• YOUR OBJECTIVE
Restate the data below word for word. Skip any images it contains.

==========

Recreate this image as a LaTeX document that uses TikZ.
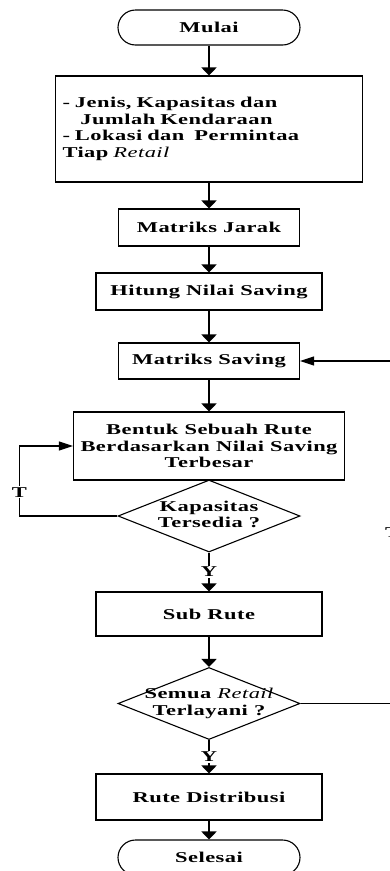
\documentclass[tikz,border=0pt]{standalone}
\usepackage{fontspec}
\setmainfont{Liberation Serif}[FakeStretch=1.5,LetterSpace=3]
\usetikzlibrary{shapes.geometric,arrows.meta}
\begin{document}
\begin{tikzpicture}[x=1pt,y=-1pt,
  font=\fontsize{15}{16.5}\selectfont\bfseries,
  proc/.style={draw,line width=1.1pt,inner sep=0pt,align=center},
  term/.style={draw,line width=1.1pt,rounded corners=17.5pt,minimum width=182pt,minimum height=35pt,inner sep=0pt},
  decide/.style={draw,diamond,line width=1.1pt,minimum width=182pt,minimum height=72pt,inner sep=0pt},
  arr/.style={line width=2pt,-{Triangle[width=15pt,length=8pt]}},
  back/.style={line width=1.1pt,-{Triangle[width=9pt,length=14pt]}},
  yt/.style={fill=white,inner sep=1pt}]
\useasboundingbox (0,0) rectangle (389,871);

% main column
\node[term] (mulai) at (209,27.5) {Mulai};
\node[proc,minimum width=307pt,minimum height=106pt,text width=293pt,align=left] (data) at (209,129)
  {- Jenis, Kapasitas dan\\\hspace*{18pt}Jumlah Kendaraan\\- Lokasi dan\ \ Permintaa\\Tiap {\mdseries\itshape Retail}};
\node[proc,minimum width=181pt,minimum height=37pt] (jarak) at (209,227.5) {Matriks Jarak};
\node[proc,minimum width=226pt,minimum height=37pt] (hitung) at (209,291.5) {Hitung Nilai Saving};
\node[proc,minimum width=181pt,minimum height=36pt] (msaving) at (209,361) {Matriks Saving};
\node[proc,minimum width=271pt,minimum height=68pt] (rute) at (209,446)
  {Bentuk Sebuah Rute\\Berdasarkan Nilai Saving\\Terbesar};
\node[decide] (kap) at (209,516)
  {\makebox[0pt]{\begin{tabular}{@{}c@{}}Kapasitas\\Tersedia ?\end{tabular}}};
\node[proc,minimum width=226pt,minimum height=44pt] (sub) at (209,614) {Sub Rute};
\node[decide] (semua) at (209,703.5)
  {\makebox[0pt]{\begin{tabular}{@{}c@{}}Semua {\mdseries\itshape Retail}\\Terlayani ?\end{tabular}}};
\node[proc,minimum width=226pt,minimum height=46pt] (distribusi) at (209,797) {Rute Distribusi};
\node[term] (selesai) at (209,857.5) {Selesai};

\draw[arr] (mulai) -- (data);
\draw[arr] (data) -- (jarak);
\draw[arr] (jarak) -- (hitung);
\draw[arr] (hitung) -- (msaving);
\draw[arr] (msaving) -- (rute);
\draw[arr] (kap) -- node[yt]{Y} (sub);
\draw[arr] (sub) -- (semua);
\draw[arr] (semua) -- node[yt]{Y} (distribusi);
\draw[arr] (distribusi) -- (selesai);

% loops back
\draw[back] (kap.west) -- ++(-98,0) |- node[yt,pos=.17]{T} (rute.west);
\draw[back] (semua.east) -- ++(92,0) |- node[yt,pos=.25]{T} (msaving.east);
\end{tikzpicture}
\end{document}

==========

• EXERCISE RESPONSE
Recreate this image as a LaTeX document that uses TikZ.
\documentclass[tikz,border=0pt]{standalone}
\usepackage{fontspec}
\setmainfont{Liberation Serif}[FakeStretch=1.5,LetterSpace=3]
\usetikzlibrary{shapes.geometric,arrows.meta}
\begin{document}
\begin{tikzpicture}[x=1pt,y=-1pt,
  font=\fontsize{15}{16.5}\selectfont\bfseries,
  proc/.style={draw,line width=1.1pt,inner sep=0pt,align=center},
  term/.style={draw,line width=1.1pt,rounded corners=17.5pt,minimum width=182pt,minimum height=35pt,inner sep=0pt},
  decide/.style={draw,diamond,line width=1.1pt,minimum width=182pt,minimum height=72pt,inner sep=0pt},
  arr/.style={line width=2pt,-{Triangle[width=15pt,length=8pt]}},
  back/.style={line width=1.1pt,-{Triangle[width=9pt,length=14pt]}},
  yt/.style={fill=white,inner sep=1pt}]
\useasboundingbox (0,0) rectangle (389,871);

% main column
\node[term] (mulai) at (209,27.5) {Mulai};
\node[proc,minimum width=307pt,minimum height=106pt,text width=293pt,align=left] (data) at (209,129)
  {- Jenis, Kapasitas dan\\\hspace*{18pt}Jumlah Kendaraan\\- Lokasi dan\ \ Permintaa\\Tiap {\mdseries\itshape Retail}};
\node[proc,minimum width=181pt,minimum height=37pt] (jarak) at (209,227.5) {Matriks Jarak};
\node[proc,minimum width=226pt,minimum height=37pt] (hitung) at (209,291.5) {Hitung Nilai Saving};
\node[proc,minimum width=181pt,minimum height=36pt] (msaving) at (209,361) {Matriks Saving};
\node[proc,minimum width=271pt,minimum height=68pt] (rute) at (209,446)
  {Bentuk Sebuah Rute\\Berdasarkan Nilai Saving\\Terbesar};
\node[decide] (kap) at (209,516)
  {\makebox[0pt]{\begin{tabular}{@{}c@{}}Kapasitas\\Tersedia ?\end{tabular}}};
\node[proc,minimum width=226pt,minimum height=44pt] (sub) at (209,614) {Sub Rute};
\node[decide] (semua) at (209,703.5)
  {\makebox[0pt]{\begin{tabular}{@{}c@{}}Semua {\mdseries\itshape Retail}\\Terlayani ?\end{tabular}}};
\node[proc,minimum width=226pt,minimum height=46pt] (distribusi) at (209,797) {Rute Distribusi};
\node[term] (selesai) at (209,857.5) {Selesai};

\draw[arr] (mulai) -- (data);
\draw[arr] (data) -- (jarak);
\draw[arr] (jarak) -- (hitung);
\draw[arr] (hitung) -- (msaving);
\draw[arr] (msaving) -- (rute);
\draw[arr] (kap) -- node[yt]{Y} (sub);
\draw[arr] (sub) -- (semua);
\draw[arr] (semua) -- node[yt]{Y} (distribusi);
\draw[arr] (distribusi) -- (selesai);

% loops back
\draw[back] (kap.west) -- ++(-98,0) |- node[yt,pos=.17]{T} (rute.west);
\draw[back] (semua.east) -- ++(92,0) |- node[yt,pos=.25]{T} (msaving.east);
\end{tikzpicture}
\end{document}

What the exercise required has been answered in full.